What to produce = Your job is to retype all of the data word for word, leaving every image out.
#####
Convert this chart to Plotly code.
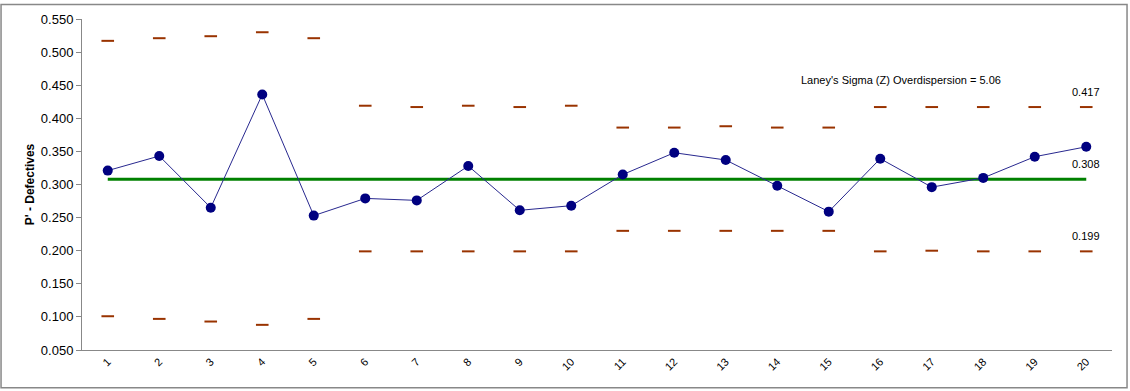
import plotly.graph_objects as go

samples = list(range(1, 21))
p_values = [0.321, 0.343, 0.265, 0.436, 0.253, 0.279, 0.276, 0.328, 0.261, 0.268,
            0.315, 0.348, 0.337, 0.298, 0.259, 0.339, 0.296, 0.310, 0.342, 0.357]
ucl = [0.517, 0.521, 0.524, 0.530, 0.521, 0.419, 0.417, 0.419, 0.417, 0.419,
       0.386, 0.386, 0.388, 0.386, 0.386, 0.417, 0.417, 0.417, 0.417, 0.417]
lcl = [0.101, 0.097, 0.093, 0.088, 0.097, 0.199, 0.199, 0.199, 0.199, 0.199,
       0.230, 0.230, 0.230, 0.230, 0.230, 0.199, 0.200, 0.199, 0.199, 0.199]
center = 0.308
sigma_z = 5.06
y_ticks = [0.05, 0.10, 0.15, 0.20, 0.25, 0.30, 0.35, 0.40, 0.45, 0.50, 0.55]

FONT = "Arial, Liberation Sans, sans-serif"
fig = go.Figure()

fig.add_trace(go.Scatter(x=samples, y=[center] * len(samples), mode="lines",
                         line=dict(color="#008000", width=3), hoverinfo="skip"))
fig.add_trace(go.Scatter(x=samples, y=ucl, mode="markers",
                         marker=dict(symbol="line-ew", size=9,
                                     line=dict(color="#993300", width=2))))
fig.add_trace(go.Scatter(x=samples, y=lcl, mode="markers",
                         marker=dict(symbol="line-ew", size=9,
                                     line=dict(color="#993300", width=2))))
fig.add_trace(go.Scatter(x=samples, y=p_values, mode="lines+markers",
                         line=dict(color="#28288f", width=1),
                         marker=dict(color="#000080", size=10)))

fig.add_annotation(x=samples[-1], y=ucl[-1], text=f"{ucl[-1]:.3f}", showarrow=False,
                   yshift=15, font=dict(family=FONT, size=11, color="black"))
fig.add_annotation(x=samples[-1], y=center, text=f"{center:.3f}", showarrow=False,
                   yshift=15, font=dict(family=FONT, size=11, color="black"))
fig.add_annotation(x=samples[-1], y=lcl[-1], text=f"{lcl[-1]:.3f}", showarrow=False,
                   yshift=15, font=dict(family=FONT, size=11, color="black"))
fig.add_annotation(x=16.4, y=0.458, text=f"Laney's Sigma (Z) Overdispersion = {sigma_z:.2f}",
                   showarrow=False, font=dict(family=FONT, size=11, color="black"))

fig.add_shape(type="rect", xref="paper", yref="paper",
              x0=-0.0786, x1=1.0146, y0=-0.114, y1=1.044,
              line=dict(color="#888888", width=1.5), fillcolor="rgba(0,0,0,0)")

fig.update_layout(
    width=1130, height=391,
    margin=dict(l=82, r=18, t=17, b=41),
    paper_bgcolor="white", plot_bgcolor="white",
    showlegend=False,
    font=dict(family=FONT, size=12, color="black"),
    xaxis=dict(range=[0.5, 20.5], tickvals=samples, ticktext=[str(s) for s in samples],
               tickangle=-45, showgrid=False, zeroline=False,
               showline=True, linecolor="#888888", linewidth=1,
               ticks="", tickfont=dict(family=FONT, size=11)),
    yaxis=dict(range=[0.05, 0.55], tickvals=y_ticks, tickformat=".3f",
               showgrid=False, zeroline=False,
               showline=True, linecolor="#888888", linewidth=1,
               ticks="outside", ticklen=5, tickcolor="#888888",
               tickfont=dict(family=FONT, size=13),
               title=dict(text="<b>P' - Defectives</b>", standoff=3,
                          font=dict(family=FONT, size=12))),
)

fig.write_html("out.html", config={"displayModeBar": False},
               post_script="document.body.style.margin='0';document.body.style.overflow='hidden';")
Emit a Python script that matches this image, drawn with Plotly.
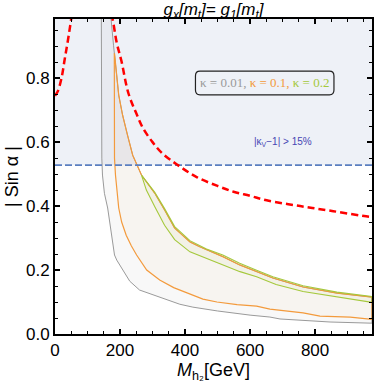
#####
Solution =
Convert this chart to Plotly code.
import plotly.graph_objects as go

samples = list(range(1, 21))
p_values = [0.321, 0.343, 0.265, 0.436, 0.253, 0.279, 0.276, 0.328, 0.261, 0.268,
            0.315, 0.348, 0.337, 0.298, 0.259, 0.339, 0.296, 0.310, 0.342, 0.357]
ucl = [0.517, 0.521, 0.524, 0.530, 0.521, 0.419, 0.417, 0.419, 0.417, 0.419,
       0.386, 0.386, 0.388, 0.386, 0.386, 0.417, 0.417, 0.417, 0.417, 0.417]
lcl = [0.101, 0.097, 0.093, 0.088, 0.097, 0.199, 0.199, 0.199, 0.199, 0.199,
       0.230, 0.230, 0.230, 0.230, 0.230, 0.199, 0.200, 0.199, 0.199, 0.199]
center = 0.308
sigma_z = 5.06
y_ticks = [0.05, 0.10, 0.15, 0.20, 0.25, 0.30, 0.35, 0.40, 0.45, 0.50, 0.55]

FONT = "Arial, Liberation Sans, sans-serif"
fig = go.Figure()

fig.add_trace(go.Scatter(x=samples, y=[center] * len(samples), mode="lines",
                         line=dict(color="#008000", width=3), hoverinfo="skip"))
fig.add_trace(go.Scatter(x=samples, y=ucl, mode="markers",
                         marker=dict(symbol="line-ew", size=9,
                                     line=dict(color="#993300", width=2))))
fig.add_trace(go.Scatter(x=samples, y=lcl, mode="markers",
                         marker=dict(symbol="line-ew", size=9,
                                     line=dict(color="#993300", width=2))))
fig.add_trace(go.Scatter(x=samples, y=p_values, mode="lines+markers",
                         line=dict(color="#28288f", width=1),
                         marker=dict(color="#000080", size=10)))

fig.add_annotation(x=samples[-1], y=ucl[-1], text=f"{ucl[-1]:.3f}", showarrow=False,
                   yshift=15, font=dict(family=FONT, size=11, color="black"))
fig.add_annotation(x=samples[-1], y=center, text=f"{center:.3f}", showarrow=False,
                   yshift=15, font=dict(family=FONT, size=11, color="black"))
fig.add_annotation(x=samples[-1], y=lcl[-1], text=f"{lcl[-1]:.3f}", showarrow=False,
                   yshift=15, font=dict(family=FONT, size=11, color="black"))
fig.add_annotation(x=16.4, y=0.458, text=f"Laney's Sigma (Z) Overdispersion = {sigma_z:.2f}",
                   showarrow=False, font=dict(family=FONT, size=11, color="black"))

fig.add_shape(type="rect", xref="paper", yref="paper",
              x0=-0.0786, x1=1.0146, y0=-0.114, y1=1.044,
              line=dict(color="#888888", width=1.5), fillcolor="rgba(0,0,0,0)")

fig.update_layout(
    width=1130, height=391,
    margin=dict(l=82, r=18, t=17, b=41),
    paper_bgcolor="white", plot_bgcolor="white",
    showlegend=False,
    font=dict(family=FONT, size=12, color="black"),
    xaxis=dict(range=[0.5, 20.5], tickvals=samples, ticktext=[str(s) for s in samples],
               tickangle=-45, showgrid=False, zeroline=False,
               showline=True, linecolor="#888888", linewidth=1,
               ticks="", tickfont=dict(family=FONT, size=11)),
    yaxis=dict(range=[0.05, 0.55], tickvals=y_ticks, tickformat=".3f",
               showgrid=False, zeroline=False,
               showline=True, linecolor="#888888", linewidth=1,
               ticks="outside", ticklen=5, tickcolor="#888888",
               tickfont=dict(family=FONT, size=13),
               title=dict(text="<b>P' - Defectives</b>", standoff=3,
                          font=dict(family=FONT, size=12))),
)

fig.write_html("out.html", config={"displayModeBar": False},
               post_script="document.body.style.margin='0';document.body.style.overflow='hidden';")
Emit a Python script that matches this image, drawn with Plotly.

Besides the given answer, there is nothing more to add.